Key Decisions for Investors

  • Establish a 2–3% long position in The New York Times (NYT) on a 12‑month horizon, target +20% upside, initial stop‑loss at 10% absolute; add on any pullback >5% accompanied by stable subscriber growth.
  • Initiate a 1–2% short position in BuzzFeed (BZFD) sized to portfolio risk for 6–12 months, target -30% downside; cover if BZFD reports ad revenue growth >10% y/y or extends cash runway >24 months.
  • Implement a dollar‑neutral pair: long NYT vs short BZFD 1:1 (by market value), rebalance monthly and limit net exposure to 2% of portfolio; close pair if NYT/BZFD relative performance diverges >25%.

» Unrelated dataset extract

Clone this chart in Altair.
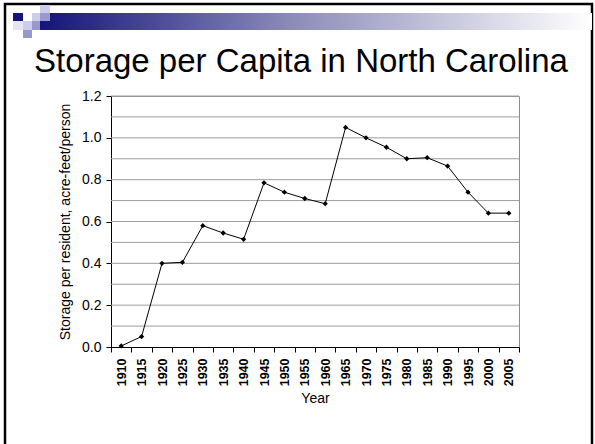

  • Buy a 9‑month call spread on NYT (approx. 0.5‑delta long / 0.2‑delta short) sized 0.5–1% notional to capture upside while limiting premium; take profits at +50% option P&L or exit on a subscriber miss >1% vs consensus.
  • Reduce exposure to ad‑dependent/local media (e.g., regional newspaper groups) by ~50% within 30 days and redeploy proceeds into subscription-rich media or cash; revisit if ad market PMI prints a rebound >+5 points month‑over‑month.